Obama Breaking Away in Electoral Vote Race
CNN’s Alex Mooney consults his network’s “poll of polls” and finds that, although nearly 60 million Americans watched last Friday’s debate between John McCain and Barack Obama, the race remains unchanged.
In a new CNN poll of polls consisting of surveys conducted entirely after the first presidential debate, Obama holds a 5-point lead over McCain, 48-43 percent. That’s exactly where the race stood immediately before the two candidates kicked off the presidential debate season in Oxford, Mississippi, four days ago.

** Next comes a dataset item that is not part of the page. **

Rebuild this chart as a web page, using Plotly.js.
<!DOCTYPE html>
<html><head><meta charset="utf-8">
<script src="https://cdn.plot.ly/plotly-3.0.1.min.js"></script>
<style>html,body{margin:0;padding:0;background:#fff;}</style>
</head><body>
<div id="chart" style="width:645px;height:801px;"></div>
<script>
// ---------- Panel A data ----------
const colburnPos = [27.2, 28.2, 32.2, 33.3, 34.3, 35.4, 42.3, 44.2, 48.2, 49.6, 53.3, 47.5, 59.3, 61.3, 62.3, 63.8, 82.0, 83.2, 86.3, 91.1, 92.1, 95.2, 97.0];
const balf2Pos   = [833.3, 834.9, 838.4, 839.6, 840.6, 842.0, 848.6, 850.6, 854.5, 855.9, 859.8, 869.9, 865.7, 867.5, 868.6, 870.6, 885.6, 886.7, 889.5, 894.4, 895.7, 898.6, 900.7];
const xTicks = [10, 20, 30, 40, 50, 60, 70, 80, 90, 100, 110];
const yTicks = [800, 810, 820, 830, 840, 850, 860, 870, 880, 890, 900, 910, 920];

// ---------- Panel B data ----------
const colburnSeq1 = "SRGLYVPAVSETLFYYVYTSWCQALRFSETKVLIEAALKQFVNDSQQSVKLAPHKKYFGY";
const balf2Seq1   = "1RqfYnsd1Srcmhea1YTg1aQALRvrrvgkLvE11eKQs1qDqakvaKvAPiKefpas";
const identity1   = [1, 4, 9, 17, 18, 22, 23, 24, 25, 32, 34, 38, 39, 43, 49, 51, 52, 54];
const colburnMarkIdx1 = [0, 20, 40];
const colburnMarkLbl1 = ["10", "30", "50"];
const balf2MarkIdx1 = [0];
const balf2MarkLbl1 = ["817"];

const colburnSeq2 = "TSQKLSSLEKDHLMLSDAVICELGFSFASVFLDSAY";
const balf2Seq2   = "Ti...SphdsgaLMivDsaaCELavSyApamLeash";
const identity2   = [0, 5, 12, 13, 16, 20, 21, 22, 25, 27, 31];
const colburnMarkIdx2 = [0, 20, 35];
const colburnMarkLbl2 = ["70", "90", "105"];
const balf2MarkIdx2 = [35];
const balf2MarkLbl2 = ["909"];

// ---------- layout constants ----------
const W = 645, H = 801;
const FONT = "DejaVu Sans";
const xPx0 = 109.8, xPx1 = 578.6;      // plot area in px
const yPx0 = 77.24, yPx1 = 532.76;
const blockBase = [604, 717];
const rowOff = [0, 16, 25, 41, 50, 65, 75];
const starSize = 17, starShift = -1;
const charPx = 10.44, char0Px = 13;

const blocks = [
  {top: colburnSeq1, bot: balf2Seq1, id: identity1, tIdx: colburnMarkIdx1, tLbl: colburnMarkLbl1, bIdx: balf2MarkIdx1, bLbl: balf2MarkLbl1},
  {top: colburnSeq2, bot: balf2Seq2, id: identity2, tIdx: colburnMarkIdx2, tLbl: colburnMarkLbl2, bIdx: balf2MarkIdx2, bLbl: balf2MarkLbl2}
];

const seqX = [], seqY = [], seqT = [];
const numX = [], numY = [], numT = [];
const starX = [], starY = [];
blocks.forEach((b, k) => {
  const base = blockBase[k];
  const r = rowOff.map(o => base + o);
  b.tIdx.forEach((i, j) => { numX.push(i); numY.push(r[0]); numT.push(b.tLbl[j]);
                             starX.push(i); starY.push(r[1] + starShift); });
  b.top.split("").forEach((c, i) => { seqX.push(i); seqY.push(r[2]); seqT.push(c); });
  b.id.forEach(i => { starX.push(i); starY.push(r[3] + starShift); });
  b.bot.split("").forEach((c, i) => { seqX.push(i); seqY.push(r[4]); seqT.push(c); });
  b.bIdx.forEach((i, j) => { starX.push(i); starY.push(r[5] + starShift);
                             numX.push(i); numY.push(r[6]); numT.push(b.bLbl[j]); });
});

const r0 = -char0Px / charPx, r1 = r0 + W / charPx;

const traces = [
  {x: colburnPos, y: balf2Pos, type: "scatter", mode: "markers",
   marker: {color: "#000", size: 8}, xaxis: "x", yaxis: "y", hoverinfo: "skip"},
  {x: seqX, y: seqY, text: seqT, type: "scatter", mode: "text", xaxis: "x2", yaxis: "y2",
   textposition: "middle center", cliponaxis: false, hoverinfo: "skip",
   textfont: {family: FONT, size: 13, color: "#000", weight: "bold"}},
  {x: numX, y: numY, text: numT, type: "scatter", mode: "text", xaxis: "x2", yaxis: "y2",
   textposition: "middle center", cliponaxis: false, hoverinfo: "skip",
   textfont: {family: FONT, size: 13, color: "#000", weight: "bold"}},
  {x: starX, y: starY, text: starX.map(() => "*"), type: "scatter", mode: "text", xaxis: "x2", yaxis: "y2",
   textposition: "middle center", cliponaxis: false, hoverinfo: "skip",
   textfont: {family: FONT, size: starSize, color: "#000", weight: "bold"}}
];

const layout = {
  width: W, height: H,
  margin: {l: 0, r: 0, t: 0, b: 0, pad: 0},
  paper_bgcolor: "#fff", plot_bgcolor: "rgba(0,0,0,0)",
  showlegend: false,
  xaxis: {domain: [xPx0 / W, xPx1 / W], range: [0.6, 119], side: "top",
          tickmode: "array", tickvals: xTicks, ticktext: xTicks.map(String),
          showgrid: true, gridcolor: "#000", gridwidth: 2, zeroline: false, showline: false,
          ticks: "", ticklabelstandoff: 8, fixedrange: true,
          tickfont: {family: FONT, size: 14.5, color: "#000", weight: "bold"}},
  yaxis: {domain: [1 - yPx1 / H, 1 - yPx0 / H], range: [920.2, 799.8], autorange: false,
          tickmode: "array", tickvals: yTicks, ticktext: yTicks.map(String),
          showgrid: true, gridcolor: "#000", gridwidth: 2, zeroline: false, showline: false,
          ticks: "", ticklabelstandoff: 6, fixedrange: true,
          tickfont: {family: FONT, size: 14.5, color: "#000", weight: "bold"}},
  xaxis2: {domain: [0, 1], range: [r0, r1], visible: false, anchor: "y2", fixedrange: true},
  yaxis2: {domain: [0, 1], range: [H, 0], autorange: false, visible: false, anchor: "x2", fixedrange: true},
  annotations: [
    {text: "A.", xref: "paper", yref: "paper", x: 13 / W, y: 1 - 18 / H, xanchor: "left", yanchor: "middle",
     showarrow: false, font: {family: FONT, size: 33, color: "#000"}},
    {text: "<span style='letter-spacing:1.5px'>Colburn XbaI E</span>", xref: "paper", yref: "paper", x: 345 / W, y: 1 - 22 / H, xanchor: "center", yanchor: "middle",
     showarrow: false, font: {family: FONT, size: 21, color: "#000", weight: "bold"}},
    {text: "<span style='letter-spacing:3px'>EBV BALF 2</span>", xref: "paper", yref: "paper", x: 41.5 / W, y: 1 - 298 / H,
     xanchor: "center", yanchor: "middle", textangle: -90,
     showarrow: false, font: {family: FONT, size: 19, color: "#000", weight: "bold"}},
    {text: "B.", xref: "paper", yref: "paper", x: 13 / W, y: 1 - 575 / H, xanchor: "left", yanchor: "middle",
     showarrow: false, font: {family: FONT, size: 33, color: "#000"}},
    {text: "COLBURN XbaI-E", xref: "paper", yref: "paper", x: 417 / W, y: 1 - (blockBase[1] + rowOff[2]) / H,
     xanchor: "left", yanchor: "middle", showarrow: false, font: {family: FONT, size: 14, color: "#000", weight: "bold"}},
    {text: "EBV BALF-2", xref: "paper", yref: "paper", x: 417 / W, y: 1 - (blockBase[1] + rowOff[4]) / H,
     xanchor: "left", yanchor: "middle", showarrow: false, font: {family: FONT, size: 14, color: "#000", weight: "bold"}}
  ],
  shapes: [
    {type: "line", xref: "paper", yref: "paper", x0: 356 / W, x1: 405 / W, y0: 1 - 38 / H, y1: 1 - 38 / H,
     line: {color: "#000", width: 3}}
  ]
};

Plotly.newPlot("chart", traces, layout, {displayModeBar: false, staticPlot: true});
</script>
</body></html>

“The ruling on last Friday’s presidential debate is in, and it’s a split decision,” said CNN Senior Political Researcher Alan Silverleib. “The debate changed nothing. Obama’s supporters aren’t shifting to McCain, McCain’s supporters aren’t shifting to Obama, and undecided voters are still undecided.

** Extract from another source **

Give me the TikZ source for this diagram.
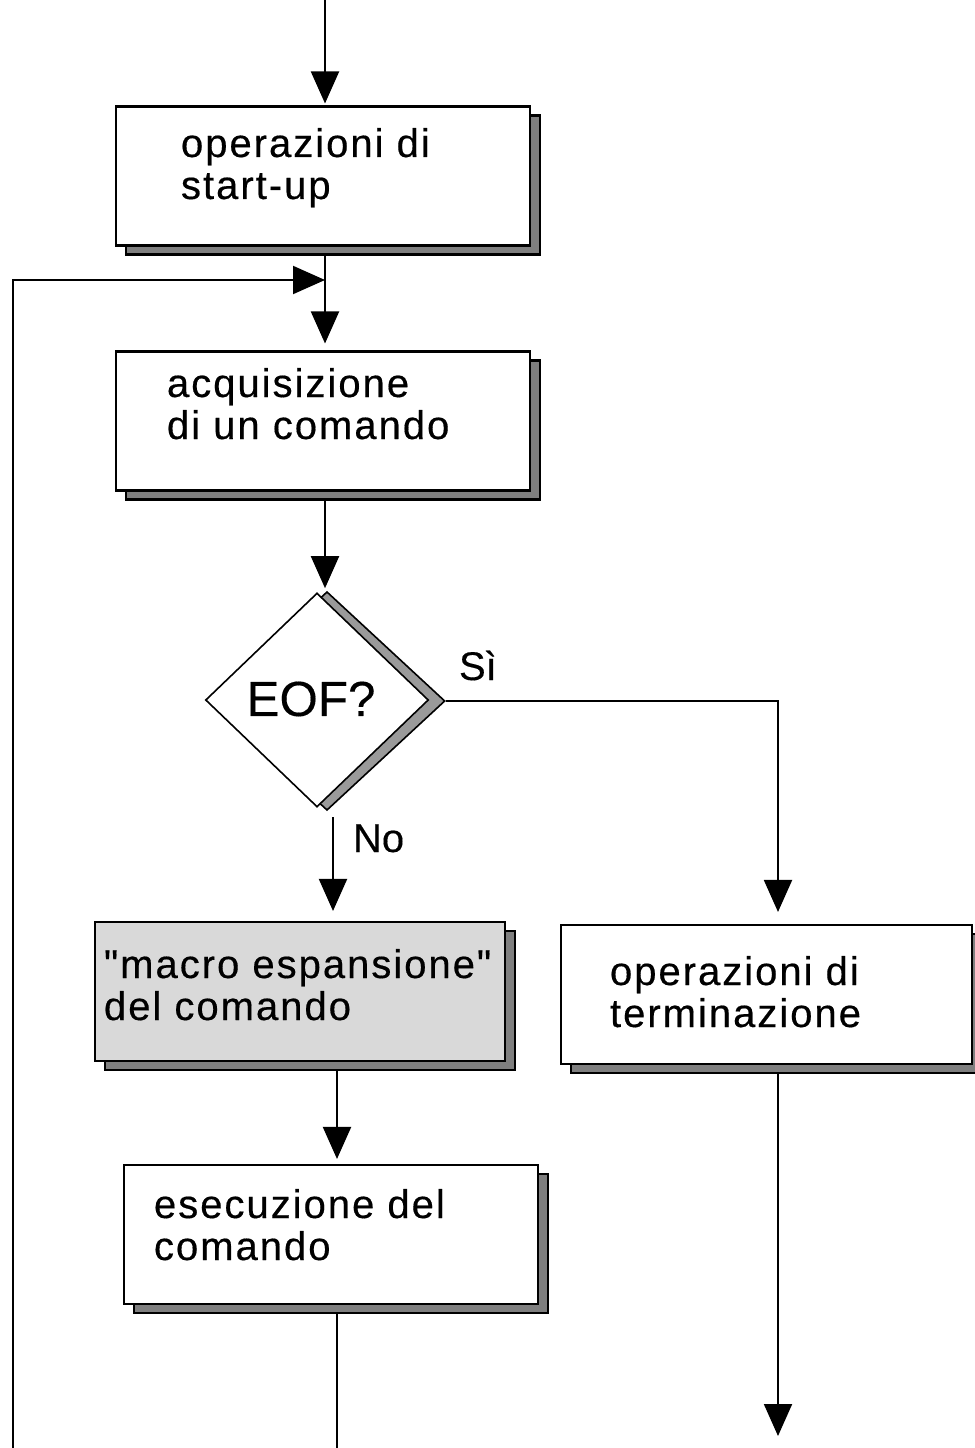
\documentclass[tikz,border=0pt]{standalone}
\usepackage{fontspec}
\setmainfont{Liberation Sans}
\newfontfamily\boxfont[LetterSpace=5,FakeBold=0.4]{Liberation Sans}
\newfontfamily\lblfont[FakeBold=0.3]{Liberation Sans}
\usetikzlibrary{arrows.meta,shapes.geometric,shadows}
\definecolor{shadowgray}{HTML}{7F7F7F}
\definecolor{dshadowgray}{HTML}{9A9A9A}
\definecolor{macrofill}{HTML}{D9D9D9}
\begin{document}
\begin{tikzpicture}[x=0.75pt,y=-0.75pt,
  line width=1.5pt,
  arr/.style={-{Triangle[length=24pt,width=21pt]}},
  flowbox/.style={draw, fill=white, line width=1.8pt, rectangle, inner sep=0pt,
    minimum height=104pt,
    copy shadow={shadow xshift=7.5pt, shadow yshift=-6.75pt, fill=shadowgray, draw=black, line width=1.8pt}},
  boxtext/.style={anchor=base west, inner sep=0pt, align=left,
    font=\boxfont\fontsize{30pt}{31.5pt}\selectfont},
  lbl/.style={anchor=base west, inner sep=0pt, font=\lblfont\fontsize{30pt}{33pt}\selectfont}
]
\useasboundingbox (0,0) rectangle (974,1448);

% boxes
\node[flowbox, minimum width=310.5pt] (b1) at (323,176) {};
\node[flowbox, minimum width=310.5pt] (b2) at (323,421) {};
\node[flowbox, fill=macrofill, minimum width=307.5pt] (m) at (300,991.5) {};
\node[flowbox, minimum width=308.25pt] (t) at (766.5,994.5) {};
\node[flowbox, minimum width=310.5pt] (e) at (331,1234.5) {};

% box texts (anchor = baseline of last line)
\node[boxtext] (b1t) at (180,199) {operazioni di\\start-up};
\node[boxtext] (b2t) at (166,439) {acquisizione\\di un comando};
\node[boxtext] (mt) at (103,1020) {"macro espansione"\\del comando};
\node[boxtext] (tt) at (609,1027) {operazioni di\\terminazione};
\node[boxtext] (et) at (153,1260) {esecuzione del\\comando};

% decision
\node[diamond, draw=black, fill=dshadowgray, line width=1.2pt, inner sep=0pt,
      minimum width=177pt, minimum height=164pt] (dsh) at (327,701) {};
\node[diamond, draw=black, fill=white, line width=1.2pt, inner sep=0pt,
      minimum width=167.25pt, minimum height=160.5pt] (d) at (317,700) {};
\node[inner sep=0pt, font=\lblfont\fontsize{37pt}{40pt}\selectfont] (dt) at (311,699) {EOF?};

% labels
\node[lbl] (si) at (458,680) {Sì};
\node[lbl] (no) at (352,852) {No};

% coordinates
\coordinate (top) at (325,0);
\coordinate (join) at (325,280);
\coordinate (loopbot) at (13,1448);
\coordinate (yescorner) at (778,701);
\coordinate (nostart) at (333,817);
\coordinate (col3) at (337,1070);
\coordinate (endA) at (337,1448);
\coordinate (endB) at (778,1436);

% connectors
\draw[arr, shorten >=1.5pt] (top) -- (top |- b1.north);
\draw[arr, shorten <=6.75pt, shorten >=5.25pt] (b1.south -| top) -- (b2.north -| top);
\draw[arr] (loopbot) |- (join);
\draw[arr, shorten <=6.75pt, shorten >=3pt] (b2.south -| top) -- (top |- d.north);
\draw[arr, shorten >=9pt] (dsh.east) -- (yescorner) -- (yescorner |- t.north);
\draw[arr, shorten >=7.5pt] (nostart) -- (nostart |- m.north);
\draw[arr, shorten >=3.75pt] (col3) -- (col3 |- e.north);
\draw[shorten <=6.75pt] (endA |- e.south) -- (endA);
\draw[arr, shorten <=6.75pt] (endB |- t.south) -- (endB);
\end{tikzpicture}
\end{document}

This largely conforms to my expectations, as expressed in my post-debate instant analysis. Neither candidate committed any gaffes and there were no particularly memorable sound bytes, so it’s not surprising that there was little movement. At the same time, that’s good news for Obama: Not only did he stand toe-to-toe with Mr. Experience debating (ostensibly, anyway) foreign policy and come out even but he had the lead to begin with so didn’t lose it.
The RealClearPolitics poll average, though, gives a somewhat different result. The race is almost exactly where it was a month ago but Obama has risen and McCain has fallen in the last three weeks, a trend that continued after the debate.

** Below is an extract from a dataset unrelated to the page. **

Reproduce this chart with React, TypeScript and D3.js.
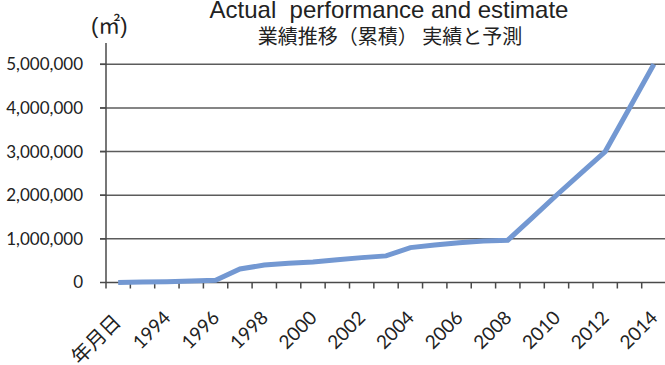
import React from "react";
import * as d3 from "d3";

// Category axis: a header cell followed by the years 1993–2014
const categories = [
  "年月日", "1993", "1994", "1995", "1996", "1997", "1998", "1999", "2000",
  "2001", "2002", "2003", "2004", "2005", "2006", "2007", "2008", "2009",
  "2010", "2011", "2012", "2013", "2014",
];

// Cumulative area (m²)
const values = [
  0, 10000, 20000, 35000, 50000, 310000, 400000, 440000, 470000, 520000,
  570000, 610000, 800000, 860000, 910000, 950000, 970000, 1480000, 2000000,
  2500000, 3000000, 4000000, 5000000,
];

// Every other category carries a label
const tickLabels = [
  "年月日", "1994", "1996", "1998", "2000", "2002", "2004", "2006", "2008",
  "2010", "2012", "2014",
];

const yTicks = [0, 1000000, 2000000, 3000000, 4000000, 5000000];

const title = "Actual  performance and estimate";
const subtitle = "業績推移（累積） 実績と予測";
const unit = "(㎡)";

const W = 665;
const H = 365;
const axisX = 106;
const step = 24.35;
const axisColor = "#4a4a4a";
const lineColor = "#7398d2";
const latin = "Lato, 'Open Sans', sans-serif";
const cjk = "'Noto Sans CJK JP', sans-serif";
const arial = "'Liberation Sans', Arial, sans-serif";

export default function App() {
  const x = d3
    .scaleBand<string>()
    .domain(categories)
    .range([axisX, axisX + categories.length * step])
    .padding(0);
  const y = d3.scaleLinear().domain([0, 5500000]).range([282.5, 42.5]);
  const cx = (c: string) => (x(c) as number) + x.bandwidth() / 2;

  const line = d3
    .line<number>()
    .x((_, i) => cx(categories[i]))
    .y((v) => y(v));

  const fmt = d3.format(",");
  const boundaries = d3.range(categories.length + 1).map((i) => axisX + i * step);

  return (
    <svg
      width={W}
      height={H}
      style={{ position: "absolute", left: 0, top: 0, background: "#fff" }}
    >
      {/* titles */}
      <text
        x={389}
        y={18}
        textAnchor="middle"
        fontFamily={arial}
        fontSize={24}
        fill="#222"
        style={{ whiteSpace: "pre" }}
      >
        {title}
      </text>
      <text
        x={390}
        y={44}
        textAnchor="middle"
        fontFamily={cjk}
        fontSize={20}
        fill="#222"
      >
        {subtitle}
      </text>
      {/* unit */}
      <text x={91} y={33} fontFamily={`${arial}, 'Noto Sans CJK JP'`} fontSize={22} fill="#222">
        {unit}
      </text>

      {/* gridlines */}
      {yTicks.slice(1).map((t) => (
        <line
          key={t}
          x1={axisX - 6}
          x2={W}
          y1={y(t)}
          y2={y(t)}
          stroke="#5c5c5c"
          strokeWidth={1.5}
        />
      ))}

      {/* y axis */}
      <line x1={axisX} x2={axisX} y1={43} y2={y(0)} stroke={axisColor} strokeWidth={1.5} />
      {yTicks.map((t) => (
        <g key={t}>
          <line x1={axisX - 6} x2={axisX} y1={y(t)} y2={y(t)} stroke={axisColor} strokeWidth={1.5} />
          <text
            x={83}
            y={y(t)}
            dy="0.35em"
            textAnchor="end"
            fontFamily={latin}
            fontSize={17}
            fill="#222"
          >
            {fmt(t)}
          </text>
        </g>
      ))}

      {/* x axis */}
      <line x1={axisX} x2={W} y1={y(0)} y2={y(0)} stroke={axisColor} strokeWidth={1.5} />
      {boundaries.map((b, i) => (
        <line key={i} x1={b} x2={b} y1={y(0)} y2={y(0) + 6} stroke={axisColor} strokeWidth={1.5} />
      ))}
      {tickLabels.map((lab) => {
        const isHeader = lab === "年月日";
        const px = cx(lab) + (isHeader ? 4 : 5);
        const py = isHeader ? 323 : 319;
        return (
          <text
            key={lab}
            x={px}
            y={py}
            transform={`rotate(-45 ${px} ${py})`}
            textAnchor="end"
            fontFamily={isHeader ? cjk : latin}
            fontSize={isHeader ? 20 : 19}
            fill="#222"
          >
            {lab}
          </text>
        );
      })}

      {/* series */}
      <path
        d={line(values) ?? ""}
        fill="none"
        stroke={lineColor}
        strokeWidth={5}
        strokeLinejoin="miter"
        strokeLinecap="butt"
      />
    </svg>
  );
}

More importantly, though, the much more important state-by-state polls are moving much more than the national polls. While RCP showed the race essentially tied for quite some time, Obama is suddenly breaking it wide open. Obama is up 249-163 (+86 votes) in RCP’s Electoral Count and, if leaning states are factored in, he’s got a whopping 348-190 (+158 votes) lead. Electoral-Vote.com shows an even larger 286-190 Obama lead, with 62 votes (Ohio, Florida, and North Carolina) too close to call.
I haven’t the slightest idea why the national race remains so close while the Electoral College race seems to be breaking so strong for Obama. Perhaps the financial crisis is felt more keenly in the swing states. Maybe the constant barrage of advertising is making a dent. Maybe Sarah Palin is less popular there. Honestly, I just don’t know. But it’s a worrisome trend for McCain.
We could, conceivably, have a race where Obama barely wins the national popular vote — indeed, falls short of a majority even without major third party candidates — yet wins by an Electoral College landslide.